> **Provided data**
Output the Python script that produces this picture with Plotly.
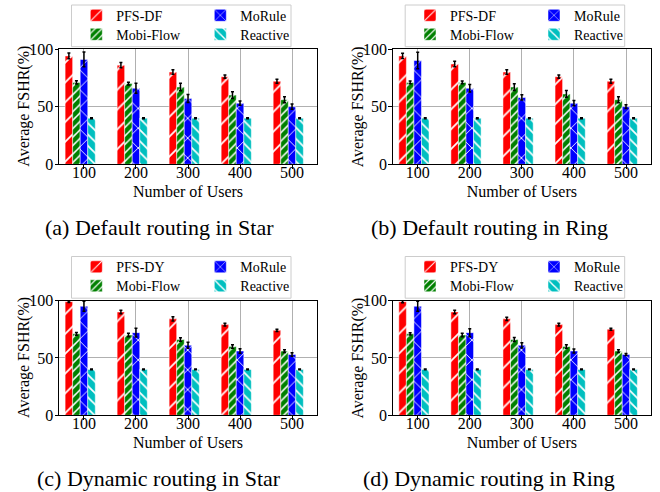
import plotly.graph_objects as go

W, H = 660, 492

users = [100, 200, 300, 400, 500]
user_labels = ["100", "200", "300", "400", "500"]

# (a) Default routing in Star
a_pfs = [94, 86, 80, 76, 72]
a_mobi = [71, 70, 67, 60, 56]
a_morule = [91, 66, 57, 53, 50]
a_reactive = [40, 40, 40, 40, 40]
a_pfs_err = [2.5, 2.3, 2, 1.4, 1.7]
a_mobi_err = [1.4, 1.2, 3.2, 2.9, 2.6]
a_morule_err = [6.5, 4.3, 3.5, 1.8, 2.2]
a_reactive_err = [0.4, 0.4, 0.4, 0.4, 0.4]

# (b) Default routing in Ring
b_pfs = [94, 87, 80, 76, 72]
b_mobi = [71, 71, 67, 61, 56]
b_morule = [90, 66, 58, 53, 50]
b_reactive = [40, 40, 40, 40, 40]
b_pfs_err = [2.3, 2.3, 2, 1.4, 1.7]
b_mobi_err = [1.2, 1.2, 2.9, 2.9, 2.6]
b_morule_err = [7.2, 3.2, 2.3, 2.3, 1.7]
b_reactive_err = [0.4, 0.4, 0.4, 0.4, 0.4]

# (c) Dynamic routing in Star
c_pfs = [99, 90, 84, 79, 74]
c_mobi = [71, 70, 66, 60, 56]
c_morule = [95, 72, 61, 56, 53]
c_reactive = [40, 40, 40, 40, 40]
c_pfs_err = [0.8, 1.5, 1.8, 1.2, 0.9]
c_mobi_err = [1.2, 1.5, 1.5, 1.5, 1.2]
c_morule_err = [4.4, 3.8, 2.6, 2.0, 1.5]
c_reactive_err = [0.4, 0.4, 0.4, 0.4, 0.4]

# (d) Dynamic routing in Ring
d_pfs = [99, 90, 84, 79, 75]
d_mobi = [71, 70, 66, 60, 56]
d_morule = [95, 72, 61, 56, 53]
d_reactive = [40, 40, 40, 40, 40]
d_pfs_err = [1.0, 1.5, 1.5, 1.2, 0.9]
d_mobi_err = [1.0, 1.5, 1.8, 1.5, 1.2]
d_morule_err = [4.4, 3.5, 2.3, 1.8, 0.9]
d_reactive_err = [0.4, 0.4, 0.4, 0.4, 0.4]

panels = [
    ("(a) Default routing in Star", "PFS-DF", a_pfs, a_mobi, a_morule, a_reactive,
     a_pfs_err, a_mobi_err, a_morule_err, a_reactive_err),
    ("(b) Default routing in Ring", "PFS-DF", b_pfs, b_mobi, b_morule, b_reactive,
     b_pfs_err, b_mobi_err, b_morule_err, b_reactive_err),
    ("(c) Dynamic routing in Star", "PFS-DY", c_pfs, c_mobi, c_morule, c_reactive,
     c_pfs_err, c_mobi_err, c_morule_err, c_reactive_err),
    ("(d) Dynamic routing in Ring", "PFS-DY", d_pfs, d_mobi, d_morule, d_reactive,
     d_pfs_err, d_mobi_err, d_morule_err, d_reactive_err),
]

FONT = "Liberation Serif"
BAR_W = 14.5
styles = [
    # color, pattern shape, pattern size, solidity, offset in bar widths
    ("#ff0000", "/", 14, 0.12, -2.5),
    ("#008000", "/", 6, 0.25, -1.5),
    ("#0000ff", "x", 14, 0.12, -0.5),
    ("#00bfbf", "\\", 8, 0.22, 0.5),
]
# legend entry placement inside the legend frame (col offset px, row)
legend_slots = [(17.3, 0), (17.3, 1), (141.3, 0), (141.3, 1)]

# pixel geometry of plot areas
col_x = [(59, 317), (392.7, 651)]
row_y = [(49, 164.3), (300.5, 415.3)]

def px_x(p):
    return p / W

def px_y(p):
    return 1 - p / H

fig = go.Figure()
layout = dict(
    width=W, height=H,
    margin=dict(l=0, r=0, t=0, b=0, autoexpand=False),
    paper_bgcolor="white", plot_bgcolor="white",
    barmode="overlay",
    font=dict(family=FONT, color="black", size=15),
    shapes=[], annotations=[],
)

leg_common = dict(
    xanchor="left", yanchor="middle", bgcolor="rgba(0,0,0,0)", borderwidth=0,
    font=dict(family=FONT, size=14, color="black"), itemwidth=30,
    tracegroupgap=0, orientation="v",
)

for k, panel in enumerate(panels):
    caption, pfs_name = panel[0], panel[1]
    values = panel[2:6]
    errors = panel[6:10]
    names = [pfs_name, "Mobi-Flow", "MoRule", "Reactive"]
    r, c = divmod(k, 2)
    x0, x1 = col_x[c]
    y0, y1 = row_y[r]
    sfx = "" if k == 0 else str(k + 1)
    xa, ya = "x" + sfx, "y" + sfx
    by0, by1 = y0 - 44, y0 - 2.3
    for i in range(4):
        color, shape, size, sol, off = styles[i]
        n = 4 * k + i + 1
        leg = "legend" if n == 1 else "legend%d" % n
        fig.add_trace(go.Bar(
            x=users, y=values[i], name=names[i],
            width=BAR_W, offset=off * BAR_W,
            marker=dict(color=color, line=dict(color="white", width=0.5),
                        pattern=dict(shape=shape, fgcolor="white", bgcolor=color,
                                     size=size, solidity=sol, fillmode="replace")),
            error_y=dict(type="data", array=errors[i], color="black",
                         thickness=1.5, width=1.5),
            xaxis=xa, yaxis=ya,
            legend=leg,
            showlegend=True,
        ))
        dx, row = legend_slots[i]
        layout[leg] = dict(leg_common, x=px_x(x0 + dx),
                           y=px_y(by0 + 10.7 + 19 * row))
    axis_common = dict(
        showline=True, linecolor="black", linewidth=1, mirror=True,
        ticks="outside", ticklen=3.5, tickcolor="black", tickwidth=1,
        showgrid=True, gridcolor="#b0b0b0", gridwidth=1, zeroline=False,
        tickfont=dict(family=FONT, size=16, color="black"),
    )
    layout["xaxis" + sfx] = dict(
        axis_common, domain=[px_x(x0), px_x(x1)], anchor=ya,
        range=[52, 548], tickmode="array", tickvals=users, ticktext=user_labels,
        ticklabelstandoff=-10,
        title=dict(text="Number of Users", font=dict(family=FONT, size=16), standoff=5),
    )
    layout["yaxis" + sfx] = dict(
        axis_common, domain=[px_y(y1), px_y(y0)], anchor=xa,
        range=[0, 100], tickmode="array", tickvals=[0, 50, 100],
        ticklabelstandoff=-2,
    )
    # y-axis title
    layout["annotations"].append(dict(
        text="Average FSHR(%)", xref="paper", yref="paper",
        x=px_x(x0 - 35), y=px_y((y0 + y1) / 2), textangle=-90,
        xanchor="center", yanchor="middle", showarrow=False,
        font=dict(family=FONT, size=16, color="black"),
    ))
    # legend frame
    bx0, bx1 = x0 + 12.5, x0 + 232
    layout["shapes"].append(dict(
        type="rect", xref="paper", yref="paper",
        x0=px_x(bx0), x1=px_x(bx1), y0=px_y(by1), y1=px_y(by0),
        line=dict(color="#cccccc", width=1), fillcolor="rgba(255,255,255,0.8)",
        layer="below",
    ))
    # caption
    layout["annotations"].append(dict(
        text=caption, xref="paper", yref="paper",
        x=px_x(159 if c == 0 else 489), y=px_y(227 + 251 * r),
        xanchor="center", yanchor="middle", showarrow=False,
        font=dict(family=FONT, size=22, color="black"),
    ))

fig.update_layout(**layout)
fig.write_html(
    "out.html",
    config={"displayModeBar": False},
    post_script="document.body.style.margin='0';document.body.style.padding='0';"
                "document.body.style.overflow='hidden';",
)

> **Set problem**
Take the lines from the start of the material to the line with "c_reactive_err = [0.4, 0.4, 0.4, 0.4, 0.4]", both included, and transcribe them exactly without the pictures.

> **The completed task**
Output the Python script that produces this picture with Plotly.
import plotly.graph_objects as go

W, H = 660, 492

users = [100, 200, 300, 400, 500]
user_labels = ["100", "200", "300", "400", "500"]

# (a) Default routing in Star
a_pfs = [94, 86, 80, 76, 72]
a_mobi = [71, 70, 67, 60, 56]
a_morule = [91, 66, 57, 53, 50]
a_reactive = [40, 40, 40, 40, 40]
a_pfs_err = [2.5, 2.3, 2, 1.4, 1.7]
a_mobi_err = [1.4, 1.2, 3.2, 2.9, 2.6]
a_morule_err = [6.5, 4.3, 3.5, 1.8, 2.2]
a_reactive_err = [0.4, 0.4, 0.4, 0.4, 0.4]

# (b) Default routing in Ring
b_pfs = [94, 87, 80, 76, 72]
b_mobi = [71, 71, 67, 61, 56]
b_morule = [90, 66, 58, 53, 50]
b_reactive = [40, 40, 40, 40, 40]
b_pfs_err = [2.3, 2.3, 2, 1.4, 1.7]
b_mobi_err = [1.2, 1.2, 2.9, 2.9, 2.6]
b_morule_err = [7.2, 3.2, 2.3, 2.3, 1.7]
b_reactive_err = [0.4, 0.4, 0.4, 0.4, 0.4]

# (c) Dynamic routing in Star
c_pfs = [99, 90, 84, 79, 74]
c_mobi = [71, 70, 66, 60, 56]
c_morule = [95, 72, 61, 56, 53]
c_reactive = [40, 40, 40, 40, 40]
c_pfs_err = [0.8, 1.5, 1.8, 1.2, 0.9]
c_mobi_err = [1.2, 1.5, 1.5, 1.5, 1.2]
c_morule_err = [4.4, 3.8, 2.6, 2.0, 1.5]
c_reactive_err = [0.4, 0.4, 0.4, 0.4, 0.4]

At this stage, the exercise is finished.